The value of the template variable {{upload_url}} is obtained by upload_url = blobstore.create_upload_url('/upload') on the server side. The post-handling script is as follows:

    class Test(ndb.Model):
        name = StringProperty()
        image = StringProperty()

    test = Test()
    test.name = self.request.get('name')
    image = self.get_uploads('image')[0]
    test.image = str(image.key())
    test.put()

Usually, the name field will be filled with non-English characters (E.g., Chinese). The above programs works fine on my local SDK. However, the name is incorrectly coded when the program is run on Google App Engine. What's the problem then?


Solution

  • Just found out that this is an old bug for years, see here.
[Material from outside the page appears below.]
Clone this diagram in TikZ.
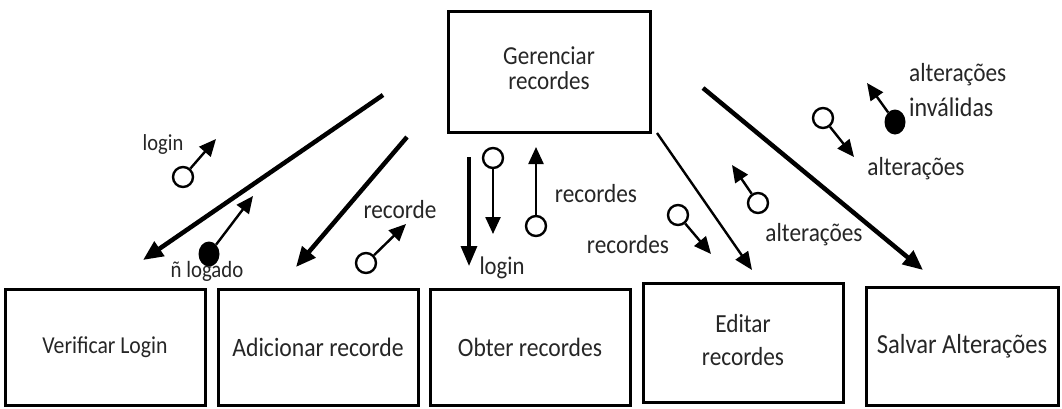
\documentclass[tikz,border=0pt]{standalone}
\usepackage{fontspec}
\setmainfont{Carlito}
\usetikzlibrary{arrows.meta,shapes.geometric}
\newcommand{\vt}[1]{\scalebox{1}[1.12]{#1}}
\newcommand{\twol}[2]{\begin{tabular}{@{}c@{}}#1\\#2\end{tabular}}
\begin{document}
\begin{tikzpicture}[x=1pt,y=-1pt,
  box/.style={draw,line width=3pt,rectangle,inner sep=0pt,align=center,text=black!85},
  lbl/.style={inner sep=0pt,text=black!85,font=\fontsize{23.3}{26}\selectfont},
  oc/.style={draw,circle,line width=2.4pt,minimum size=20pt,inner sep=0pt},
  fc/.style={fill,ellipse,minimum width=21pt,minimum height=25pt,inner sep=0pt},
  thick flow/.style={line width=4.5pt,-{Triangle[length=20pt,width=17pt]}},
  thin flow/.style={line width=2.4pt,-{Triangle[length=18pt,width=15pt]}},
  sym/.style={line width=2.4pt,-{Triangle[length=17pt,width=15pt]}}]
\useasboundingbox (0,0) rectangle (1062,408);
\fill[white] (0,0) rectangle (1062,408);
% boxes
\node[box,minimum width=202pt,minimum height=121pt,font=\fontsize{23.1}{20.5}\selectfont] (ger) at (549,71.5) {\vt{\twol{Gerenciar}{recordes}}};
\node[box,minimum width=200pt,minimum height=116pt,font=\fontsize{21.7}{26}\selectfont] (vl) at (105,347) {\vt{Verificar Login}};
\node[box,minimum width=200pt,minimum height=116pt,font=\fontsize{23.7}{26}\selectfont] (ar) at (318,347) {\vt{Adicionar recorde}};
\node[box,minimum width=200pt,minimum height=116pt,font=\fontsize{23.6}{26}\selectfont] (or) at (530,347) {\vt{Obter recordes}};
\node[box,minimum width=200pt,minimum height=119pt,font=\fontsize{23.3}{29.5}\selectfont] (er) at (743,342.5) {\vt{\twol{Editar}{recordes}}};
\node[box,minimum width=192pt,minimum height=118pt,font=\fontsize{24.6}{26}\selectfont] (sa) at (962,346) {\vt{Salvar Altera\c{c}\~oes}};
% main flows
\coordinate (a1s) at (383,95);  \coordinate (a1e) at (143,260);
\coordinate (a2s) at (407,137); \coordinate (a2e) at (296,267);
\coordinate (a3s) at (469,157); \coordinate (a3e) at (469,266);
\coordinate (a4s) at (657,133); \coordinate (a4e) at (752,270);
\coordinate (a5s) at (703,88);  \coordinate (a5e) at (923,270);
\draw[thick flow] (a1s) -- (a1e);
\draw[thick flow] (a2s) -- (a2e);
\draw[line width=3.2pt,-{Triangle[length=20pt,width=16pt]}] (a3s) -- (a3e);
\draw[thin flow] (a4s) -- (a4e);
\draw[thick flow] (a5s) -- (a5e);
% couples
\node[oc] (c1) at (183,177) {}; \coordinate (t1) at (216,139);
\draw[sym] (c1) -- (t1);
\node[fc] (c2) at (209,254) {}; \coordinate (t2) at (253,196);
\draw[sym] (c2) -- (t2);
\node[oc] (c3) at (366,263) {}; \coordinate (t3) at (406,224);
\draw[sym] (c3) -- (t3);
\node[oc] (c4) at (493,158) {}; \coordinate (t4) at (493,234);
\draw[sym] (c4) -- (t4);
\node[oc] (c5) at (536,226) {}; \coordinate (t5) at (536,147);
\draw[sym] (c5) -- (t5);
\node[oc] (c6) at (678,215) {}; \coordinate (t6) at (711,254);
\draw[sym] (c6) -- (t6);
\node[oc] (c7) at (758,203) {}; \coordinate (t7) at (732,165);
\draw[sym] (c7) -- (t7);
\node[oc] (c8) at (823,118) {}; \coordinate (t8) at (854,157);
\draw[sym] (c8) -- (t8);
\node[fc] (c9) at (895,122) {}; \coordinate (t9) at (867,83);
\draw[sym] (c9) -- (t9);
% labels
\node[lbl,font=\fontsize{20.5}{24}\selectfont] (l1) at (163,144) {\vt{login}};
\node[lbl,font=\fontsize{20.8}{24}\selectfont] (l2) at (207,271) {\vt{\~n logado}};
\node[lbl] (l3) at (400,210) {\vt{recorde}};
\node[lbl] (l4) at (596,194) {\vt{recordes}};
\node[lbl,font=\fontsize{22.7}{24}\selectfont] (l5) at (502,268) {\vt{login}};
\node[lbl] (l6) at (628,245) {\vt{recordes}};
\node[lbl] (l7) at (814,235) {\vt{altera\c{c}\~oes}};
\node[lbl] (l8) at (916,169) {\vt{altera\c{c}\~oes}};
\node[lbl,anchor=west] (l9) at (909,75) {\vt{altera\c{c}\~oes}};
\node[lbl,anchor=west,font=\fontsize{24}{26}\selectfont] (l10) at (909,107) {\vt{inv\'alidas}};
\end{tikzpicture}
\end{document}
There are two solutions:

    (1) Add the following statements into app.yaml:

    libraries:
    - name: webob
      version: "1.2.3"
    

    (2) Add the file appengine_config.yaml with the following content:

    # -*- coding: utf-8 -*-
    from webob import multidict
    
    def from_fieldstorage(cls, fs):
        """Create a dict from a cgi.FieldStorage instance.
        See this for more details:
        http://code.google.com/p/googleappengine/issues/detail?id=2749
        """
        import base64
        import quopri
    
        obj = cls()
        if fs.list:
            # fs.list can be None when there's nothing to parse
            for field in fs.list:
                if field.filename:
                    obj.add(field.name, field)
                else:
                    # first, set a common charset to utf-8.
                    common_charset = 'utf-8'
                    # second, check Content-Transfer-Encoding and decode
                    # the value appropriately
                    field_value = field.value
                    transfer_encoding = field.headers.get('Content-Transfer-Encoding', None)
                    if transfer_encoding == 'base64':
                        field_value = base64.b64decode(field_value)
                    if transfer_encoding == 'quoted-printable':
                        field_value = quopri.decodestring(field_value)
                    if field.type_options.has_key('charset') and field.type_options['charset'] != common_charset:
                        # decode with a charset specified in each
                        # multipart, and then encode it again with a
                        # charset specified in top level FieldStorage
                        field_value = field_value.decode(field.type_options['charset']).encode(common_charset)
                        # TODO: Should we take care of field.name here?
                        obj.add(field.name, field_value)
        return obj
    
    multidict.MultiDict.from_fieldstorage = classmethod(from_fieldstorage)